The back seat is even worse. All I could do to stay out of the other passenger's lap. Almost puked.


----------



## Elias (Jun 26, 2005)

I have a 06 G35 and it scratches the itch on weekends when I want to drive a MT sports coupe. It definitely isn't a BMW but it has been very reliable and its a blast to drive on the twisties. If money is an issue than go for the G35 if it isn't than splurge a little and get the 330i. I have more fun driving my G35 than any of my BMW's!


----------



## tturedraider (Nov 11, 2005)

Elias said:


> I have a 06 G35 and it scratches the itch on weekends when I want to drive a MT sports coupe. It definitely isn't a BMW but it has been very reliable and its a blast to drive on the twisties. If money is an issue *then* go for the G35 if it isn't then splurge a little and get the 330i. I have more fun driving my G35 *than* any of my BMW's!


fixed


----------



## Andrew*Debbie (Jul 2, 2004)

Elias said:


> I have a 06 G35


I don't remember. Was it '06 or '07 that was the first year for the new updated G35?


----------



## 136881 (Nov 12, 2008)

get the g35, its much nicer imo


----------



## cwinter (Feb 3, 2009)

My wife has a 2006 G35 coupe and I think it is a wonderful car, IF you are not looking for refinement.

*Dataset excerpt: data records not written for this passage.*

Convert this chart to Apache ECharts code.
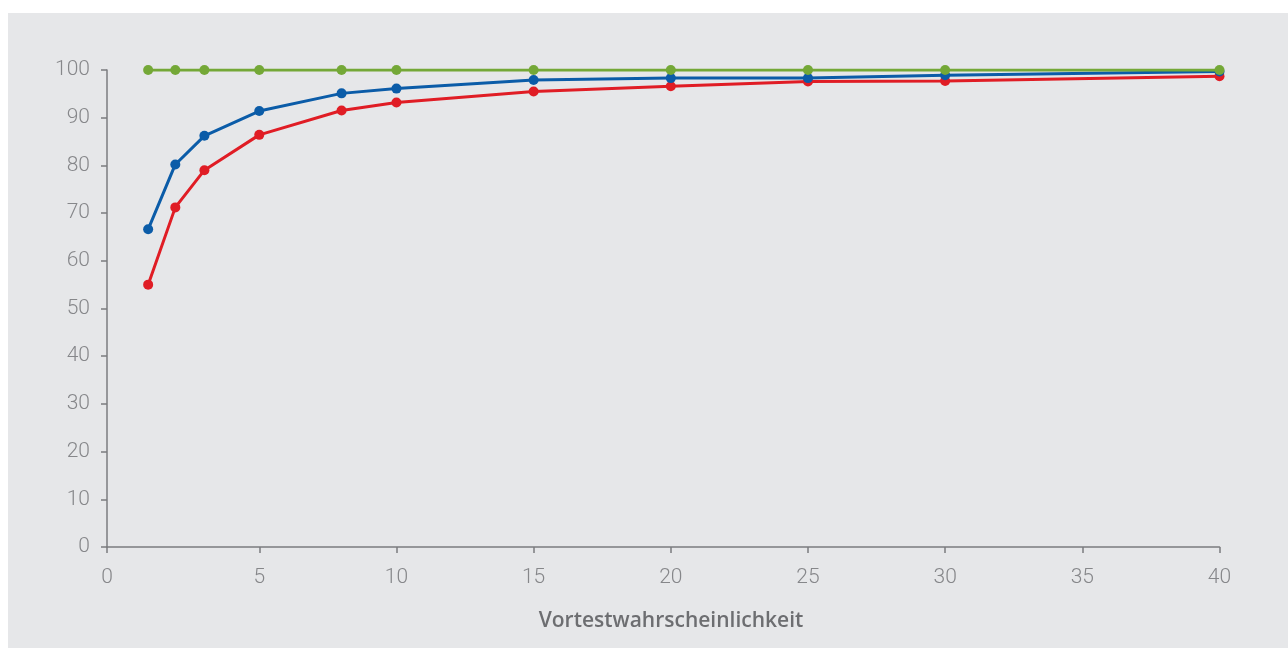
<!DOCTYPE html>
<html>
<head>
<meta charset="utf-8">
<script src="https://cdn.jsdelivr.net/npm/echarts@6/dist/echarts.min.js"></script>
<style>
html,body{margin:0;padding:0;background:#fff;}
#chart{width:1288px;height:648px;}
</style>
</head>
<body>
<div id="chart"></div>
<script>
// Data
var xValues = [0.95, 1.94, 3, 5, 8, 10, 15, 20, 25, 30, 40];
var redValues = [55, 71.2, 79, 86.4, 91.5, 93.2, 95.5, 96.6, 97.6, 97.7, 98.7];
var blueValues = [66.6, 80.2, 86.2, 91.4, 95.1, 96.1, 97.9, 98.3, 98.3, 98.9, 99.7];
var greenValues = [100, 100, 100, 100, 100, 100, 100, 100, 100, 100, 100];
var xTickLabels = [0, 5, 10, 15, 20, 25, 30, 35, 40];
var yTickLabels = [0, 10, 20, 30, 40, 50, 60, 70, 80, 90, 100];
var xAxisTitle = 'Vortestwahrscheinlichkeit';

var X_START = -0.55; // axis begins slightly left of 0; first tick sits at axis start
var xTickPositions = xTickLabels.map(function (v) { return v === 0 ? X_START : v; });

function pairs(ys) { return xValues.map(function (x, i) { return [x, ys[i]]; }); }

var labelFont = 'Roboto, "Liberation Sans", sans-serif';
var chart = echarts.init(document.getElementById('chart'));
var lineW = 3, sym = 10;
var axisColor = '#7b7c7f';
chart.setOption({
  backgroundColor: '#ffffff',
  animation: false,
  graphic: [{
    type: 'rect', z: -10, silent: true,
    shape: { x: 8, y: 13, width: 1280, height: 635 },
    style: { fill: '#e6e7e9' }
  }],
  title: {
    text: xAxisTitle,
    left: 666, top: 606, textAlign: 'center',
    textStyle: { fontFamily: '"Open Sans", "Liberation Sans", sans-serif', fontWeight: 600, fontSize: 21, color: '#6d6e71' }
  },
  grid: { left: 107, right: 68.5, top: 70, bottom: 101, containLabel: false },
  xAxis: {
    type: 'value', min: X_START, max: 40,
    axisLine: { show: true, onZero: false, lineStyle: { color: axisColor, width: 1.5 } },
    axisTick: { show: true, length: 6, customValues: xTickPositions, lineStyle: { color: axisColor, width: 1.5 } },
    axisLabel: {
      customValues: xTickPositions, margin: 20,
      formatter: function (v) { return v < 0 ? '0' : String(v); },
      fontFamily: labelFont, fontWeight: 300, fontSize: 21, color: '#86878a'
    },
    splitLine: { show: false }
  },
  yAxis: {
    type: 'value', min: 0, max: 100, interval: 10,
    axisLine: { show: true, onZero: false, lineStyle: { color: axisColor, width: 1.5 } },
    axisTick: { show: true, length: 6, lineStyle: { color: axisColor, width: 1.5 } },
    axisLabel: {
      margin: 17,
      formatter: function (v) { return yTickLabels.indexOf(v) >= 0 ? String(v) : ''; },
      fontFamily: labelFont, fontWeight: 300, fontSize: 21, color: '#86878a'
    },
    splitLine: { show: false }
  },
  series: [
    { type: 'line', data: pairs(redValues), color: '#e01d25', symbol: 'circle', symbolSize: sym,
      lineStyle: { width: lineW }, itemStyle: { color: '#e01d25' }, z: 2 },
    { type: 'line', data: pairs(blueValues), color: '#0b5ca8', symbol: 'circle', symbolSize: sym,
      lineStyle: { width: lineW }, itemStyle: { color: '#0b5ca8' }, z: 3 },
    { type: 'line', data: pairs(greenValues), color: '#74a837', symbol: 'circle', symbolSize: sym,
      lineStyle: { width: lineW }, itemStyle: { color: '#74a837' }, z: 4 }
  ]
});
</script>
</body>
</html>
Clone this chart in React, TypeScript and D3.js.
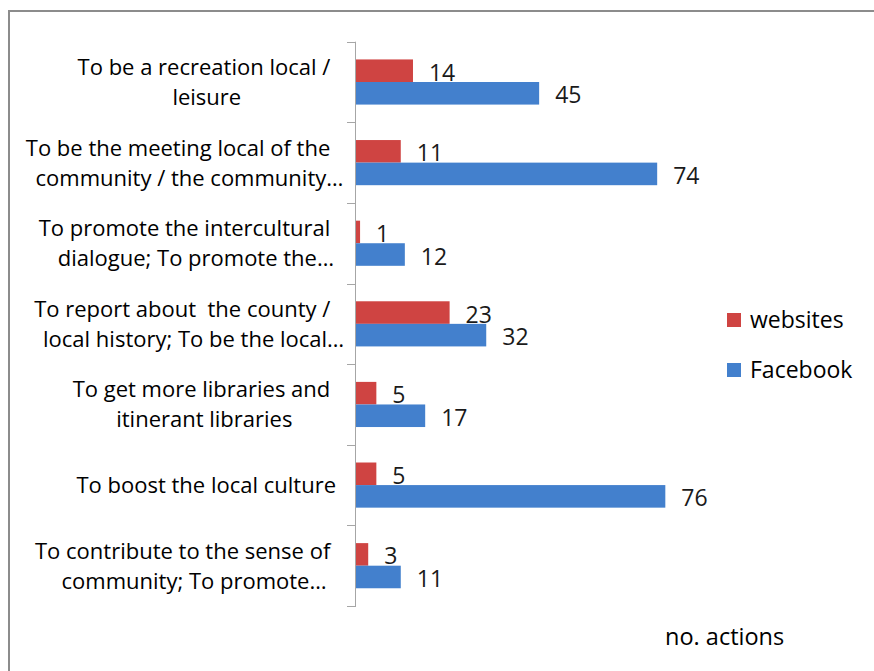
import React, { useEffect, useRef } from 'react';
import * as d3 from 'd3';

// category labels, as wrapped in the original (wrapped lines keep their trailing space)
const categories = [
    ['To be a recreation local / ', 'leisure'],
    ['To be the meeting local of the ', 'community / the community\u2026'],
    ['To promote the intercultural ', 'dialogue; To promote the\u2026'],
    ['To report about  the county / ', 'local history; To be the local\u2026'],
    ['To get more libraries and ', 'itinerant libraries'],
    ['To boost the local culture'],
    ['To contribute to the sense of ', 'community; To promote\u2026'],
];

const seriesNames = ['websites', 'Facebook'];
const websites = [14, 11, 1, 23, 5, 5, 3];
const facebook = [45, 74, 12, 32, 17, 76, 11];
const colors = ['#CF4442', '#4380CD'];

const axisTitle = 'no. actions';

const App = () => {
    const ref = useRef(null);

    const width = 874;
    const height = 671;
    const font = '"Open Sans", "Noto Sans", sans-serif';

    useEffect(() => {
        drawChart();
    }, []);

    function drawChart() {
        const svg = d3.select(ref.current);
        svg.selectAll('*').remove();

        // frame (only top and left edges show in the picture)
        svg.append('path')
            .attr('d', `M9,${height} V11 H${width}`)
            .attr('fill', 'none')
            .attr('stroke', '#8c8c8c')
            .attr('stroke-width', 2);

        const y = d3.scaleBand()
            .domain(d3.range(categories.length))
            .range([41.7, 606])
            .paddingInner(0.44)
            .paddingOuter(0.22);

        const ySub = d3.scaleBand()
            .domain(seriesNames)
            .range([0, y.bandwidth()]);

        const x = d3.scaleLinear()
            .domain([0, 80])
            .range([356, 356 + 80 * 4.07]);

        const values = [websites, facebook];

        // bars + value labels
        seriesNames.forEach((name, s) => {
            const g = svg.append('g');
            g.selectAll('rect')
                .data(values[s])
                .enter()
                .append('rect')
                .attr('x', x(0))
                .attr('y', (d, i) => y(i) + ySub(name))
                .attr('width', (d) => x(d) - x(0))
                .attr('height', ySub.bandwidth())
                .attr('fill', colors[s]);

            g.selectAll('text')
                .data(values[s])
                .enter()
                .append('text')
                .attr('x', (d) => x(d) + 16)
                .attr('y', (d, i) => y(i) + ySub(name) + ySub.bandwidth() / 2 + 10)
                .attr('font-family', font)
                .attr('font-size', 23)
                .attr('fill', '#1a1a1a')
                .text((d) => d);
        });

        // category axis
        const step = y.step();
        const axisTop = y(0) - (step - y.bandwidth()) / 2;
        const axisBottom = axisTop + step * categories.length;
        svg.append('line')
            .attr('x1', 355.5).attr('x2', 355.5)
            .attr('y1', axisTop).attr('y2', axisBottom)
            .attr('stroke', '#a6a6a6');
        svg.selectAll('.tick')
            .data(d3.range(categories.length + 1))
            .enter()
            .append('line')
            .attr('x1', 347).attr('x2', 356)
            .attr('y1', (d) => Math.round(axisTop + d * step) + 0.5)
            .attr('y2', (d) => Math.round(axisTop + d * step) + 0.5)
            .attr('stroke', '#a6a6a6');

        // category labels: lines centred in a block right-aligned to the axis,
        // ellipsis hanging past the centred text
        const blockRight = 336;
        const lineGap = 30;
        const labelSize = 22;
        categories.forEach((lines, i) => {
            const cy = y(i) + y.bandwidth() / 2;
            const cores = lines.map((l) => l.replace('\u2026', ''));
            const widths = cores.map((c) => {
                const t = svg.append('text')
                    .attr('font-family', font)
                    .attr('font-size', labelSize)
                    .style('white-space', 'pre')
                    .text(c);
                const w = t.node().getComputedTextLength();
                t.remove();
                return w;
            });
            const block = d3.max(widths);
            const center = blockRight - block / 2;
            lines.forEach((l, k) => {
                svg.append('text')
                    .attr('x', center - widths[k] / 2)
                    .attr('y', cy + (k - (lines.length - 1) / 2) * lineGap + 8)
                    .attr('font-family', font)
                    .attr('font-size', labelSize)
                    .attr('fill', '#000')
                    .style('white-space', 'pre')
                    .text(l.trimEnd());
            });
        });

        // legend
        const legend = svg.append('g');
        seriesNames.forEach((name, s) => {
            const ly = 320 + s * 50;
            legend.append('rect')
                .attr('x', 727).attr('y', ly - 7)
                .attr('width', 14).attr('height', 14)
                .attr('fill', colors[s]);
            legend.append('text')
                .attr('x', 750).attr('y', ly + 8)
                .attr('font-family', font)
                .attr('font-size', 23)
                .attr('fill', '#000')
                .text(name);
        });

        // value axis title
        svg.append('text')
            .attr('x', 665).attr('y', 645)
            .attr('font-family', font)
            .attr('font-size', 23.5)
            .attr('fill', '#000')
            .text(axisTitle);
    }

    return (
        <svg
            ref={ref}
            width={width}
            height={height}
            style={{ position: 'absolute', left: 0, top: 0, background: '#fff' }}
        />
    );
};

export default App;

There is something about the raw engine noise and somewhat unbehaved pull the car has. I have not autocrossed it (or any other car for that matter) but hear it does well. Maybe not as good as a BMW, but at least the newer G37s are rated very highly in handling comparisons.

Most reviewers say that G35/G37 is a 335i at a 328i price. For me, the BMW was just a better fit because it DOES handle better and is more refined, but it is not miles ahead of the 3er. For the price, I think the value is right on. Drive both and see what you think. I have to say that for daily driving, the G35s exhaust drone can get a bit annoying, but there is nothing like driving the car for fun with the windows down and hearing that exhaust sing. 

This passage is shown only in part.